> _Task brief_
Copy exactly the lines from the beginning of the data down to and including the line holding "right_ticks = [0, 100, 200, 300, 400]", without any pictures.
★ ★ ★
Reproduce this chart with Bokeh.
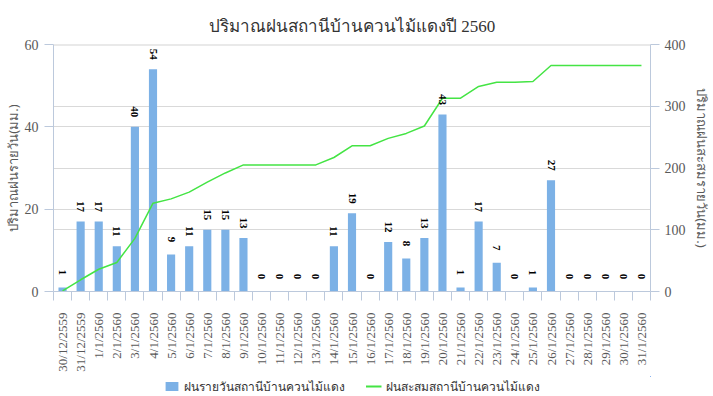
import math
from bokeh.plotting import figure
from bokeh.layouts import column
from bokeh.models import (ColumnDataSource, Range1d, LinearAxis, FixedTicker,
                          LabelSet, Legend, LegendItem, Span)
from bokeh.embed import file_html
from bokeh.resources import INLINE

# ---- data ----
dates = ["30/12/2559", "31/12/2559", "1/1/2560", "2/1/2560", "3/1/2560", "4/1/2560",
         "5/1/2560", "6/1/2560", "7/1/2560", "8/1/2560", "9/1/2560", "10/1/2560",
         "11/1/2560", "12/1/2560", "13/1/2560", "14/1/2560", "15/1/2560", "16/1/2560",
         "17/1/2560", "18/1/2560", "19/1/2560", "20/1/2560", "21/1/2560", "22/1/2560",
         "23/1/2560", "24/1/2560", "25/1/2560", "26/1/2560", "27/1/2560", "28/1/2560",
         "29/1/2560", "30/1/2560", "31/1/2560"]
daily = [1, 17, 17, 11, 40, 54, 9, 11, 15, 15, 13, 0, 0, 0, 0, 11, 19, 0, 12, 8, 13,
         43, 1, 17, 7, 0, 1, 27, 0, 0, 0, 0, 0]
cumulative = [1, 19, 36, 47, 86, 143, 150, 161, 177, 192, 205, 205, 205, 205, 205, 217,
              236, 236, 248, 256, 268, 313, 313, 332, 339, 339, 340, 366, 366, 366, 366,
              366, 366]
left_ticks = [0, 20, 40, 60]
right_ticks = [0, 100, 200, 300, 400]

title_text = "ปริมาณฝนสถานีบ้านควนไม้แดงปี 2560"
left_label = "ปริมาณฝนรายวัน(มม.)"
right_label = "ปริมาณฝนสะสมรายวัน(มม.)"
bar_name = "ฝนรายวันสถานีบ้านควนไม้แดง"
line_name = "ฝนสะสมสถานีบ้านควนไม้แดง"

# ---- styling ----
AXIS_COL = "#bcc9dc"
TXT_COL = "#595959"
GRID_COL = "#d9d9d9"
BAR_COL = "#7cb1e6"
LINE_COL = "#44e444"
SERIF = "Liberation Serif"
SANS = "Noto Sans"

n = len(dates)
xs = [i + 0.5 for i in range(n)]
lmax = left_ticks[-1]
rmax = right_ticks[-1]
grid_ticks = sorted(set(left_ticks) | set(t * lmax / rmax for t in right_ticks))

src = ColumnDataSource(dict(x=xs, daily=daily, cum=cumulative,
                            label=[str(v) for v in daily]))

p = figure(width=713, height=376, x_range=Range1d(0, n), y_range=Range1d(0, lmax),
           output_backend="svg", toolbar_location=None,
           min_border_left=52, min_border_right=61, min_border_top=44,
           min_border_bottom=85)
p.extra_y_ranges = {"right": Range1d(0, rmax)}
p.outline_line_color = None
p.background_fill_color = "white"

p.title.text = title_text
p.title.align = "center"
p.title.offset = 4
p.title.text_font = SERIF
p.title.text_font_size = "17px"
p.title.text_font_style = "normal"
p.title.text_color = "#333333"
p.title.standoff = 17

# grids
p.xgrid.visible = False
p.ygrid.ticker = FixedTicker(ticks=grid_ticks)
p.ygrid.grid_line_color = GRID_COL
p.ygrid.grid_line_width = 1
p.add_layout(Span(location=lmax, dimension="width", line_color="#d4d4d4", line_width=2))

# bars and line
bars = p.vbar(x="x", top="daily", width=0.45, source=src, fill_color=BAR_COL,
              line_color=None)
line = p.line(x="x", y="cum", source=src, y_range_name="right", line_color=LINE_COL,
              line_width=1.5)

labels = LabelSet(x="x", y="daily", text="label", source=src, angle=-math.pi / 2,
                  text_align="center", text_baseline="middle", y_offset=15,
                  text_font=SERIF, text_font_size="11px", text_font_style="bold",
                  text_color="black")
p.add_layout(labels)

# x axis
xa = p.xaxis[0]
xa.ticker = FixedTicker(ticks=xs, minor_ticks=list(range(n + 1)))
xa.major_label_overrides = {x: d for x, d in zip(xs, dates)}
xa.major_label_orientation = math.pi / 2
xa.major_tick_in = 0
xa.major_tick_out = 0
xa.minor_tick_in = 0
xa.minor_tick_out = 9
xa.minor_tick_line_color = AXIS_COL
xa.axis_line_color = AXIS_COL
xa.major_label_standoff = 12
xa.major_label_text_font = SERIF
xa.major_label_text_font_size = "13px"
xa.major_label_text_color = TXT_COL

# left axis
ya = p.yaxis[0]
ya.ticker = FixedTicker(ticks=left_ticks)
ya.axis_label = left_label
ya.axis_label_text_font = SANS
ya.axis_label_text_font_size = "13px"
ya.axis_label_text_font_style = "normal"
ya.axis_label_text_color = TXT_COL
ya.axis_label_standoff = 0
ya.major_tick_in = 0
ya.major_tick_out = 9
ya.major_tick_line_color = AXIS_COL
ya.minor_tick_line_color = None
ya.axis_line_color = AXIS_COL
ya.major_label_standoff = 6
ya.major_label_text_font = SERIF
ya.major_label_text_font_size = "14px"
ya.major_label_text_color = TXT_COL

# right axis
ra = LinearAxis(y_range_name="right", ticker=FixedTicker(ticks=right_ticks))
ra.axis_label = right_label
ra.axis_label_text_font = SANS
ra.axis_label_text_font_size = "13px"
ra.axis_label_text_font_style = "normal"
ra.axis_label_text_color = TXT_COL
ra.axis_label_standoff = 4
ra.major_tick_in = 0
ra.major_tick_out = 9
ra.major_tick_line_color = AXIS_COL
ra.minor_tick_line_color = None
ra.axis_line_color = AXIS_COL
ra.major_label_standoff = 5
ra.major_label_text_font = SERIF
ra.major_label_text_font_size = "14px"
ra.major_label_text_color = TXT_COL
p.add_layout(ra, "right")

# legend strip below the chart (proxy renderers share the data but lie outside its view)
lf = figure(width=713, height=20, x_range=Range1d(-2, -1), y_range=Range1d(-2, -1),
            output_backend="svg", toolbar_location=None, min_border=0,
            x_axis_location=None, y_axis_location=None)
lf.outline_line_color = None
lf.xgrid.visible = False
lf.ygrid.visible = False
lbar = lf.vbar(x="x", top="daily", width=0.45, source=src, fill_color=BAR_COL,
               line_color=None)
lline = lf.line(x="x", y="cum", source=src, line_color=LINE_COL, line_width=2)
legend = Legend(items=[LegendItem(label=bar_name, renderers=[lbar]),
                       LegendItem(label=line_name, renderers=[lline])],
                orientation="horizontal", location="center",
                background_fill_alpha=0, border_line_color=None,
                padding=0, margin=0, spacing=20, label_standoff=5,
                glyph_width=16, glyph_height=11, label_height=14,
                label_text_font=SANS, label_text_font_size="12px",
                label_text_color="#333333")
lf.add_layout(legend)

layout = column(p, lf, spacing=0)
open("out.html", "w").write(file_html(layout, INLINE))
★ ★ ★
> _Exercise response_
Reproduce this chart with Bokeh.
import math
from bokeh.plotting import figure
from bokeh.layouts import column
from bokeh.models import (ColumnDataSource, Range1d, LinearAxis, FixedTicker,
                          LabelSet, Legend, LegendItem, Span)
from bokeh.embed import file_html
from bokeh.resources import INLINE

# ---- data ----
dates = ["30/12/2559", "31/12/2559", "1/1/2560", "2/1/2560", "3/1/2560", "4/1/2560",
         "5/1/2560", "6/1/2560", "7/1/2560", "8/1/2560", "9/1/2560", "10/1/2560",
         "11/1/2560", "12/1/2560", "13/1/2560", "14/1/2560", "15/1/2560", "16/1/2560",
         "17/1/2560", "18/1/2560", "19/1/2560", "20/1/2560", "21/1/2560", "22/1/2560",
         "23/1/2560", "24/1/2560", "25/1/2560", "26/1/2560", "27/1/2560", "28/1/2560",
         "29/1/2560", "30/1/2560", "31/1/2560"]
daily = [1, 17, 17, 11, 40, 54, 9, 11, 15, 15, 13, 0, 0, 0, 0, 11, 19, 0, 12, 8, 13,
         43, 1, 17, 7, 0, 1, 27, 0, 0, 0, 0, 0]
cumulative = [1, 19, 36, 47, 86, 143, 150, 161, 177, 192, 205, 205, 205, 205, 205, 217,
              236, 236, 248, 256, 268, 313, 313, 332, 339, 339, 340, 366, 366, 366, 366,
              366, 366]
left_ticks = [0, 20, 40, 60]
right_ticks = [0, 100, 200, 300, 400]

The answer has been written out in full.